#### Given material
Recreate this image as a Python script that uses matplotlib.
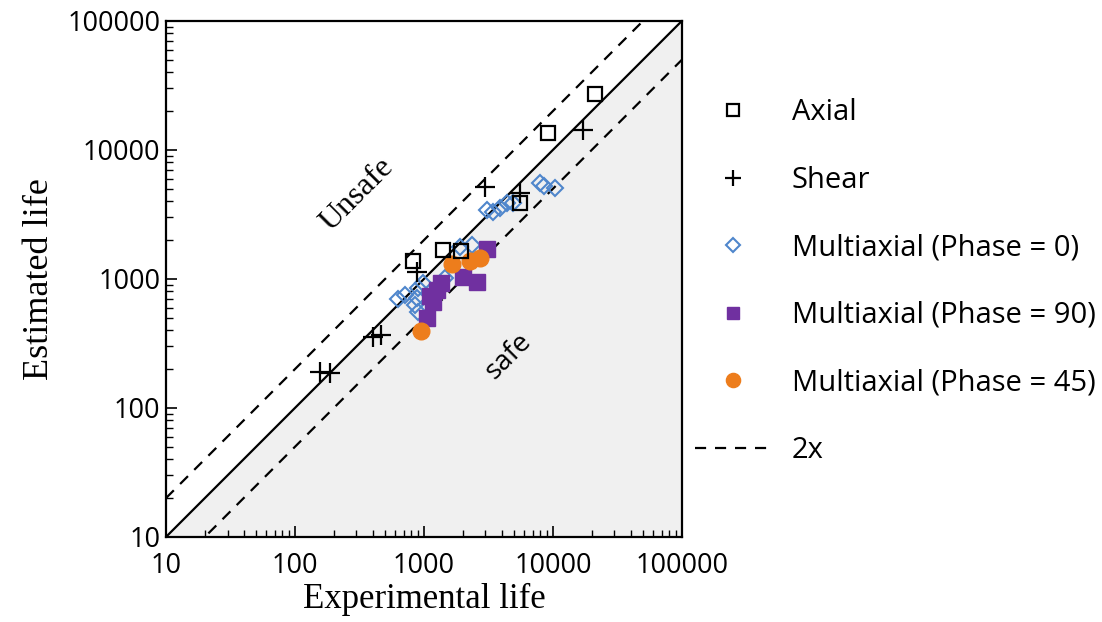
import numpy as np
import matplotlib.pyplot as plt

# experimental life (x) vs estimated life (y)
axial_x = [21200, 9140, 5550, 1400, 1940, 820]
axial_y = [27200, 13500, 3880, 1680, 1650, 1380]

shear_x = [17100, 2970, 5550, 880, 400, 464, 156, 187]
shear_y = [14300, 5170, 4640, 1130, 355, 368, 190, 187]

mp0_x = [629, 713, 883, 851, 898, 898, 983, 1455, 1900, 2355,
         3080, 3430, 3880, 4400, 4900, 7930, 8510, 10370]
mp0_y = [700, 752, 713, 629, 555, 851, 931, 1018, 1770, 1835,
         3430, 3306, 3550, 3880, 3880, 5550, 5260, 5075]

mp90_x = [1055, 1113, 1262, 1355, 2005, 2576, 3080, 1174]
mp90_y = [499, 738, 822, 931, 1037, 948, 1709, 663]

mp45_x = [948, 1648, 2273, 2718]
mp45_y = [395, 1307, 1379, 1455]

ticks = [10, 100, 1000, 10000, 100000]
tick_labels = ['10', '100', '1000', '10000', '100000']

sans = ['Open Sans', 'DejaVu Sans']
serif = ['Liberation Serif', 'DejaVu Serif']

fig = plt.figure(figsize=(11.02, 6.22), dpi=100)
ax = fig.add_axes([0.1506, 0.1367, 0.4682, 0.8297])
ax.set_xscale('log')
ax.set_yscale('log')
ax.set_xlim(10, 100000)
ax.set_ylim(10, 100000)

line = np.array([10, 100000])
ax.fill_between(line, 10, line, color='#f0f0f0', zorder=0)
ax.plot(line, line, color='black', lw=1.6, zorder=1)
ax.plot(line, line * 2, color='black', lw=1.6, ls=(0, (5, 4)), zorder=1)
ax.plot(line, line / 2, color='black', lw=1.6, ls=(0, (5, 4)), zorder=1, label='2x')

ax.plot(mp0_x, mp0_y, ls='none', marker='D', ms=8, mfc='none', mec='#4f86cc', mew=1.5,
        label='Multiaxial (Phase = 0)', zorder=3)
ax.plot(mp90_x, mp90_y, ls='none', marker='s', ms=11, color='#7030a0',
        label='Multiaxial (Phase = 90)', zorder=4)
ax.plot(mp45_x, mp45_y, ls='none', marker='o', ms=12, color='#ed7d1c',
        label='Multiaxial (Phase = 45)', zorder=5)
ax.plot(axial_x, axial_y, ls='none', marker='s', ms=10, mfc='none', mec='black', mew=1.6,
        label='Axial', zorder=6)
ax.plot(shear_x, shear_y, ls='none', marker='+', ms=14, color='black', mew=1.6,
        label='Shear', zorder=6)

ax.text(303, 4480, 'Unsafe', rotation=45, ha='center', va='center', fontsize=23, family=serif)
ax.text(4560, 253, 'safe', rotation=45, ha='center', va='center', fontsize=20, family=sans)

ax.set_xticks(ticks)
ax.set_xticklabels(tick_labels, fontsize=19.5, family=sans)
ax.set_yticks(ticks)
ax.set_yticklabels(tick_labels, fontsize=19.5, family=sans)
ax.tick_params(which='both', direction='in', top=False, right=False)
ax.tick_params(which='major', length=8, width=1.2, pad=4)
ax.tick_params(which='minor', length=5, width=1.0)
ax.tick_params(axis='x', which='major', pad=11)
for s in ax.spines.values():
    s.set_linewidth(1.6)

ax.set_xlabel('Experimental life', fontsize=25, family=serif, labelpad=2)
ax.set_ylabel('Estimated life', fontsize=26, family=serif, labelpad=8)

handles, labels = ax.get_legend_handles_labels()
order = ['Axial', 'Shear', 'Multiaxial (Phase = 0)', 'Multiaxial (Phase = 90)',
         'Multiaxial (Phase = 45)', '2x']
hl = [handles[labels.index(n)] for n in order]
leg = ax.legend(hl, order, loc='center left', bbox_to_anchor=(0.975, 0.495), frameon=False,
                prop={'family': sans, 'size': 21}, labelspacing=1.32, handlelength=2.6,
                handletextpad=0.7, markerscale=0.85)

fig.savefig('out.png', dpi=100)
########
* _Set exercise_
Repeat, exactly and in full, each line from the start of the data to the line that contains "ax.set_ylim(10, 100000)". Pictures do not go in.

* _In response_
Recreate this image as a Python script that uses matplotlib.
import numpy as np
import matplotlib.pyplot as plt

# experimental life (x) vs estimated life (y)
axial_x = [21200, 9140, 5550, 1400, 1940, 820]
axial_y = [27200, 13500, 3880, 1680, 1650, 1380]

shear_x = [17100, 2970, 5550, 880, 400, 464, 156, 187]
shear_y = [14300, 5170, 4640, 1130, 355, 368, 190, 187]

mp0_x = [629, 713, 883, 851, 898, 898, 983, 1455, 1900, 2355,
         3080, 3430, 3880, 4400, 4900, 7930, 8510, 10370]
mp0_y = [700, 752, 713, 629, 555, 851, 931, 1018, 1770, 1835,
         3430, 3306, 3550, 3880, 3880, 5550, 5260, 5075]

mp90_x = [1055, 1113, 1262, 1355, 2005, 2576, 3080, 1174]
mp90_y = [499, 738, 822, 931, 1037, 948, 1709, 663]

mp45_x = [948, 1648, 2273, 2718]
mp45_y = [395, 1307, 1379, 1455]

ticks = [10, 100, 1000, 10000, 100000]
tick_labels = ['10', '100', '1000', '10000', '100000']

sans = ['Open Sans', 'DejaVu Sans']
serif = ['Liberation Serif', 'DejaVu Serif']

fig = plt.figure(figsize=(11.02, 6.22), dpi=100)
ax = fig.add_axes([0.1506, 0.1367, 0.4682, 0.8297])
ax.set_xscale('log')
ax.set_yscale('log')
ax.set_xlim(10, 100000)
ax.set_ylim(10, 100000)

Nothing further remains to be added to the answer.